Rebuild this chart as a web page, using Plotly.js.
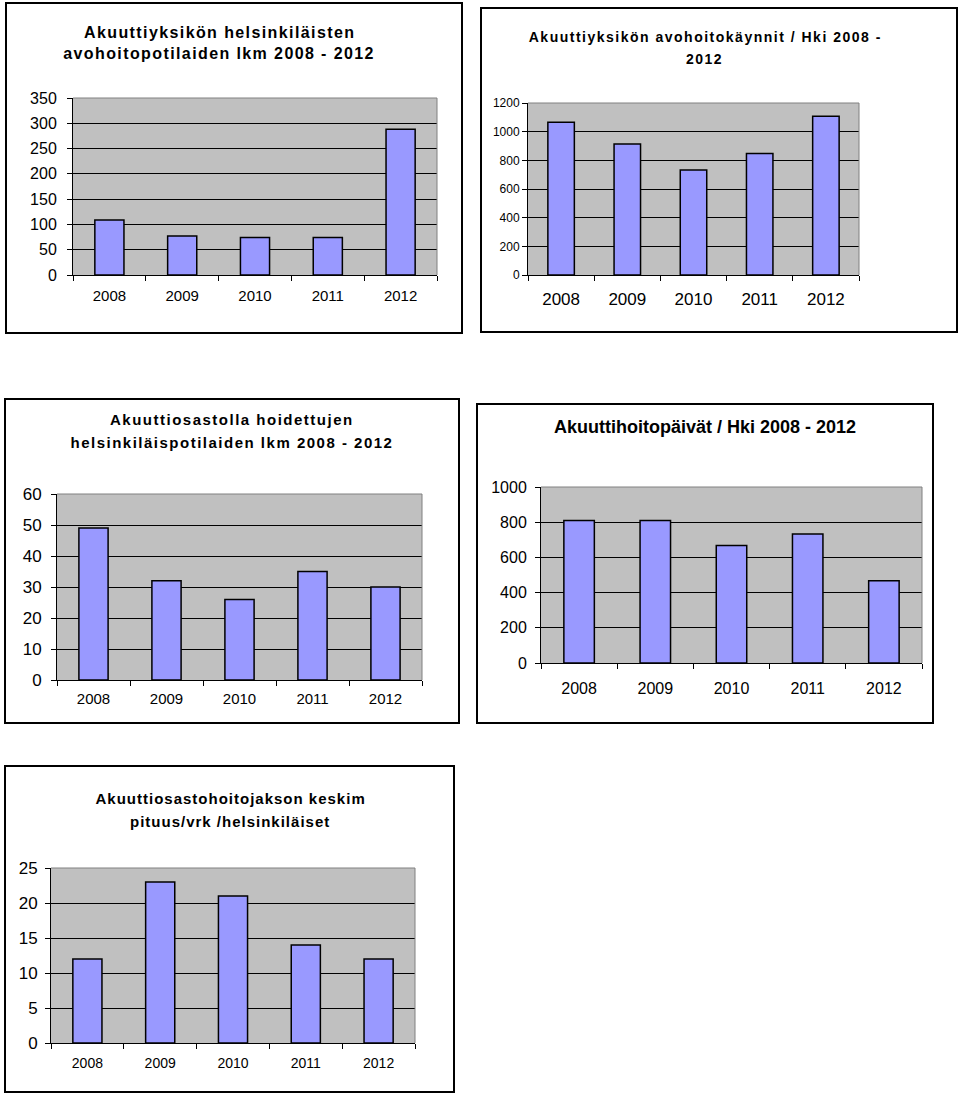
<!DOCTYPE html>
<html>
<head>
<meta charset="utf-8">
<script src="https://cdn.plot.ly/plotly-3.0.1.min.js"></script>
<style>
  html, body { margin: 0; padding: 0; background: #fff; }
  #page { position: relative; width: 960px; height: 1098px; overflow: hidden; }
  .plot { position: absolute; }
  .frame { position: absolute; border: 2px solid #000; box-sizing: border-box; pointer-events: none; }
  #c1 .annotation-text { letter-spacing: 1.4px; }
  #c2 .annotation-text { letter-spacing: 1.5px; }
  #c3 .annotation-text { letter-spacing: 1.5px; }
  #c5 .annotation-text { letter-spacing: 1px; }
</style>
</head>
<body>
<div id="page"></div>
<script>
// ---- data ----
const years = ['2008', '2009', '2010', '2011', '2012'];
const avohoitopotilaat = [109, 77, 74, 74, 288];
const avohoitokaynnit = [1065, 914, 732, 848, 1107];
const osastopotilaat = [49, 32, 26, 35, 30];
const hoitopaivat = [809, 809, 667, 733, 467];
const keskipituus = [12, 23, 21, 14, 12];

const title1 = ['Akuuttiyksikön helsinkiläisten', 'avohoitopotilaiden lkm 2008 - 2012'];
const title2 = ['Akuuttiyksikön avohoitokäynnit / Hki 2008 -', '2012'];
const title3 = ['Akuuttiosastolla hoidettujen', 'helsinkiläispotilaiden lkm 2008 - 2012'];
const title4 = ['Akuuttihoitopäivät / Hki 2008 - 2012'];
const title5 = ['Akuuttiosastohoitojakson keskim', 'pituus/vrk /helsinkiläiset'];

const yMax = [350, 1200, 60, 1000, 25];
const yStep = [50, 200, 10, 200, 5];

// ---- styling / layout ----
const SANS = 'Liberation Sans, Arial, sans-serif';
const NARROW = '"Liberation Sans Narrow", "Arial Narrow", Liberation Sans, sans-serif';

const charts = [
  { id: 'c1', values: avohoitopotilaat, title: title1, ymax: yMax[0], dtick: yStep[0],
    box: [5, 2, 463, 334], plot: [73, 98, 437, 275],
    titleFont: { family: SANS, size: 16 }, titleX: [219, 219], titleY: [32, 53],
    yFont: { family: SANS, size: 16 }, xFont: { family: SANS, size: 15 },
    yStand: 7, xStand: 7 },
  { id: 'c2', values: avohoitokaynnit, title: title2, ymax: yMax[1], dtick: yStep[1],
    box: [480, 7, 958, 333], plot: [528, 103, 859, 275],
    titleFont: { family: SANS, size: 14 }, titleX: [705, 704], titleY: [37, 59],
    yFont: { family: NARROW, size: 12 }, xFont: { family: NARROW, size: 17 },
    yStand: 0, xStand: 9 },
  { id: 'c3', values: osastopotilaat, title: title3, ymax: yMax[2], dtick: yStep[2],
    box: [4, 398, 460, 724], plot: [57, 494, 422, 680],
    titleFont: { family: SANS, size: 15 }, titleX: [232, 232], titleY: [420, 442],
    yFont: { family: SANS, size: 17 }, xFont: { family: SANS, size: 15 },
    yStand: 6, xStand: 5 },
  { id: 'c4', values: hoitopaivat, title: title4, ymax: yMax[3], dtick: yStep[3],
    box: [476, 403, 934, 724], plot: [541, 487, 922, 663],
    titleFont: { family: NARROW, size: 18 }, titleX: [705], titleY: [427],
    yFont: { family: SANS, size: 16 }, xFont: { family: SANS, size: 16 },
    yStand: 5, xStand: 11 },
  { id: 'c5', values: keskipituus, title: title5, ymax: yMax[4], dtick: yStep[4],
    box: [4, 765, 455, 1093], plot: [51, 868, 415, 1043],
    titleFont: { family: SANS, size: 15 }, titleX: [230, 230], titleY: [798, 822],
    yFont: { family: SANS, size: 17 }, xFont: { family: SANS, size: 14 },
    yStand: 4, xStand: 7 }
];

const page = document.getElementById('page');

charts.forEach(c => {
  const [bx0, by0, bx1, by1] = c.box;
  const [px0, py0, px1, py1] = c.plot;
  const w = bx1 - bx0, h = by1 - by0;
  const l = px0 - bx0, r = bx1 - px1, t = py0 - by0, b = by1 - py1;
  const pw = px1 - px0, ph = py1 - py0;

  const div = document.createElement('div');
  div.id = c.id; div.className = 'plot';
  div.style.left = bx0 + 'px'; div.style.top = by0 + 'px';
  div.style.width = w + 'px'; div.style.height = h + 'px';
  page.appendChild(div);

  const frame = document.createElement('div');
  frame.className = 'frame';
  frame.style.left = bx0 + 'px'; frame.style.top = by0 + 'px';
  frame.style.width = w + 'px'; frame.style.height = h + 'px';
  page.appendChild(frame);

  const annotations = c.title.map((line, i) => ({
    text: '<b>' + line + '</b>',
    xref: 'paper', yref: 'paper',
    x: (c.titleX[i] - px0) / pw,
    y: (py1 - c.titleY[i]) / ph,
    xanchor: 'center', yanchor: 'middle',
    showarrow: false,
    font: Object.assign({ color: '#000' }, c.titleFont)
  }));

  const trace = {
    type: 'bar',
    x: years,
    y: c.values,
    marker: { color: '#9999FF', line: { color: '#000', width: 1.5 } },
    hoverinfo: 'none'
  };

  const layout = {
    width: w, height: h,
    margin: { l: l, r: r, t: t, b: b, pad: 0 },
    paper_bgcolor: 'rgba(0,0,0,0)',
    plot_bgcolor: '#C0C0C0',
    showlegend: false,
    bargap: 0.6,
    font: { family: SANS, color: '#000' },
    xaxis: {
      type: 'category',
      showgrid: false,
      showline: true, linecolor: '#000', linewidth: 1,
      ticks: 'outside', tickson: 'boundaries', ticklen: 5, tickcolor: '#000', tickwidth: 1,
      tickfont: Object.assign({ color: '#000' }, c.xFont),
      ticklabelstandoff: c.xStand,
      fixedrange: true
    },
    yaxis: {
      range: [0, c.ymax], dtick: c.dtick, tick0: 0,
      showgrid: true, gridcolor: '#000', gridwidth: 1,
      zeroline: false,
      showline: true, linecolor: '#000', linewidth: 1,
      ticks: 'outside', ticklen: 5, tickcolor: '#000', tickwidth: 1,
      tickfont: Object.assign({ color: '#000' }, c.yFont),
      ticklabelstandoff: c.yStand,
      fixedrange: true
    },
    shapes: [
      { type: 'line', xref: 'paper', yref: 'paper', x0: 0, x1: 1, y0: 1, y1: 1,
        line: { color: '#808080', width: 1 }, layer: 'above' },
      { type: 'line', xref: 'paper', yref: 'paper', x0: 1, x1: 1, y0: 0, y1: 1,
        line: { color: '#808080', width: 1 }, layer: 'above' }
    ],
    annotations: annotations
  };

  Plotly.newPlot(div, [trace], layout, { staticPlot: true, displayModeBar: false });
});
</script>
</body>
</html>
^^^^
Task directions
Leaving out the pictures, repeat the data above exactly.

Solution for this exercise
Rebuild this chart as a web page, using Plotly.js.
<!DOCTYPE html>
<html>
<head>
<meta charset="utf-8">
<script src="https://cdn.plot.ly/plotly-3.0.1.min.js"></script>
<style>
  html, body { margin: 0; padding: 0; background: #fff; }
  #page { position: relative; width: 960px; height: 1098px; overflow: hidden; }
  .plot { position: absolute; }
  .frame { position: absolute; border: 2px solid #000; box-sizing: border-box; pointer-events: none; }
  #c1 .annotation-text { letter-spacing: 1.4px; }
  #c2 .annotation-text { letter-spacing: 1.5px; }
  #c3 .annotation-text { letter-spacing: 1.5px; }
  #c5 .annotation-text { letter-spacing: 1px; }
</style>
</head>
<body>
<div id="page"></div>
<script>
// ---- data ----
const years = ['2008', '2009', '2010', '2011', '2012'];
const avohoitopotilaat = [109, 77, 74, 74, 288];
const avohoitokaynnit = [1065, 914, 732, 848, 1107];
const osastopotilaat = [49, 32, 26, 35, 30];
const hoitopaivat = [809, 809, 667, 733, 467];
const keskipituus = [12, 23, 21, 14, 12];

const title1 = ['Akuuttiyksikön helsinkiläisten', 'avohoitopotilaiden lkm 2008 - 2012'];
const title2 = ['Akuuttiyksikön avohoitokäynnit / Hki 2008 -', '2012'];
const title3 = ['Akuuttiosastolla hoidettujen', 'helsinkiläispotilaiden lkm 2008 - 2012'];
const title4 = ['Akuuttihoitopäivät / Hki 2008 - 2012'];
const title5 = ['Akuuttiosastohoitojakson keskim', 'pituus/vrk /helsinkiläiset'];

const yMax = [350, 1200, 60, 1000, 25];
const yStep = [50, 200, 10, 200, 5];

// ---- styling / layout ----
const SANS = 'Liberation Sans, Arial, sans-serif';
const NARROW = '"Liberation Sans Narrow", "Arial Narrow", Liberation Sans, sans-serif';

const charts = [
  { id: 'c1', values: avohoitopotilaat, title: title1, ymax: yMax[0], dtick: yStep[0],
    box: [5, 2, 463, 334], plot: [73, 98, 437, 275],
    titleFont: { family: SANS, size: 16 }, titleX: [219, 219], titleY: [32, 53],
    yFont: { family: SANS, size: 16 }, xFont: { family: SANS, size: 15 },
    yStand: 7, xStand: 7 },
  { id: 'c2', values: avohoitokaynnit, title: title2, ymax: yMax[1], dtick: yStep[1],
    box: [480, 7, 958, 333], plot: [528, 103, 859, 275],
    titleFont: { family: SANS, size: 14 }, titleX: [705, 704], titleY: [37, 59],
    yFont: { family: NARROW, size: 12 }, xFont: { family: NARROW, size: 17 },
    yStand: 0, xStand: 9 },
  { id: 'c3', values: osastopotilaat, title: title3, ymax: yMax[2], dtick: yStep[2],
    box: [4, 398, 460, 724], plot: [57, 494, 422, 680],
    titleFont: { family: SANS, size: 15 }, titleX: [232, 232], titleY: [420, 442],
    yFont: { family: SANS, size: 17 }, xFont: { family: SANS, size: 15 },
    yStand: 6, xStand: 5 },
  { id: 'c4', values: hoitopaivat, title: title4, ymax: yMax[3], dtick: yStep[3],
    box: [476, 403, 934, 724], plot: [541, 487, 922, 663],
    titleFont: { family: NARROW, size: 18 }, titleX: [705], titleY: [427],
    yFont: { family: SANS, size: 16 }, xFont: { family: SANS, size: 16 },
    yStand: 5, xStand: 11 },
  { id: 'c5', values: keskipituus, title: title5, ymax: yMax[4], dtick: yStep[4],
    box: [4, 765, 455, 1093], plot: [51, 868, 415, 1043],
    titleFont: { family: SANS, size: 15 }, titleX: [230, 230], titleY: [798, 822],
    yFont: { family: SANS, size: 17 }, xFont: { family: SANS, size: 14 },
    yStand: 4, xStand: 7 }
];

const page = document.getElementById('page');

charts.forEach(c => {
  const [bx0, by0, bx1, by1] = c.box;
  const [px0, py0, px1, py1] = c.plot;
  const w = bx1 - bx0, h = by1 - by0;
  const l = px0 - bx0, r = bx1 - px1, t = py0 - by0, b = by1 - py1;
  const pw = px1 - px0, ph = py1 - py0;

  const div = document.createElement('div');
  div.id = c.id; div.className = 'plot';
  div.style.left = bx0 + 'px'; div.style.top = by0 + 'px';
  div.style.width = w + 'px'; div.style.height = h + 'px';
  page.appendChild(div);

  const frame = document.createElement('div');
  frame.className = 'frame';
  frame.style.left = bx0 + 'px'; frame.style.top = by0 + 'px';
  frame.style.width = w + 'px'; frame.style.height = h + 'px';
  page.appendChild(frame);

  const annotations = c.title.map((line, i) => ({
    text: '<b>' + line + '</b>',
    xref: 'paper', yref: 'paper',
    x: (c.titleX[i] - px0) / pw,
    y: (py1 - c.titleY[i]) / ph,
    xanchor: 'center', yanchor: 'middle',
    showarrow: false,
    font: Object.assign({ color: '#000' }, c.titleFont)
  }));

  const trace = {
    type: 'bar',
    x: years,
    y: c.values,
    marker: { color: '#9999FF', line: { color: '#000', width: 1.5 } },
    hoverinfo: 'none'
  };

  const layout = {
    width: w, height: h,
    margin: { l: l, r: r, t: t, b: b, pad: 0 },
    paper_bgcolor: 'rgba(0,0,0,0)',
    plot_bgcolor: '#C0C0C0',
    showlegend: false,
    bargap: 0.6,
    font: { family: SANS, color: '#000' },
    xaxis: {
      type: 'category',
      showgrid: false,
      showline: true, linecolor: '#000', linewidth: 1,
      ticks: 'outside', tickson: 'boundaries', ticklen: 5, tickcolor: '#000', tickwidth: 1,
      tickfont: Object.assign({ color: '#000' }, c.xFont),
      ticklabelstandoff: c.xStand,
      fixedrange: true
    },
    yaxis: {
      range: [0, c.ymax], dtick: c.dtick, tick0: 0,
      showgrid: true, gridcolor: '#000', gridwidth: 1,
      zeroline: false,
      showline: true, linecolor: '#000', linewidth: 1,
      ticks: 'outside', ticklen: 5, tickcolor: '#000', tickwidth: 1,
      tickfont: Object.assign({ color: '#000' }, c.yFont),
      ticklabelstandoff: c.yStand,
      fixedrange: true
    },
    shapes: [
      { type: 'line', xref: 'paper', yref: 'paper', x0: 0, x1: 1, y0: 1, y1: 1,
        line: { color: '#808080', width: 1 }, layer: 'above' },
      { type: 'line', xref: 'paper', yref: 'paper', x0: 1, x1: 1, y0: 0, y1: 1,
        line: { color: '#808080', width: 1 }, layer: 'above' }
    ],
    annotations: annotations
  };

  Plotly.newPlot(div, [trace], layout, { staticPlot: true, displayModeBar: false });
});
</script>
</body>
</html>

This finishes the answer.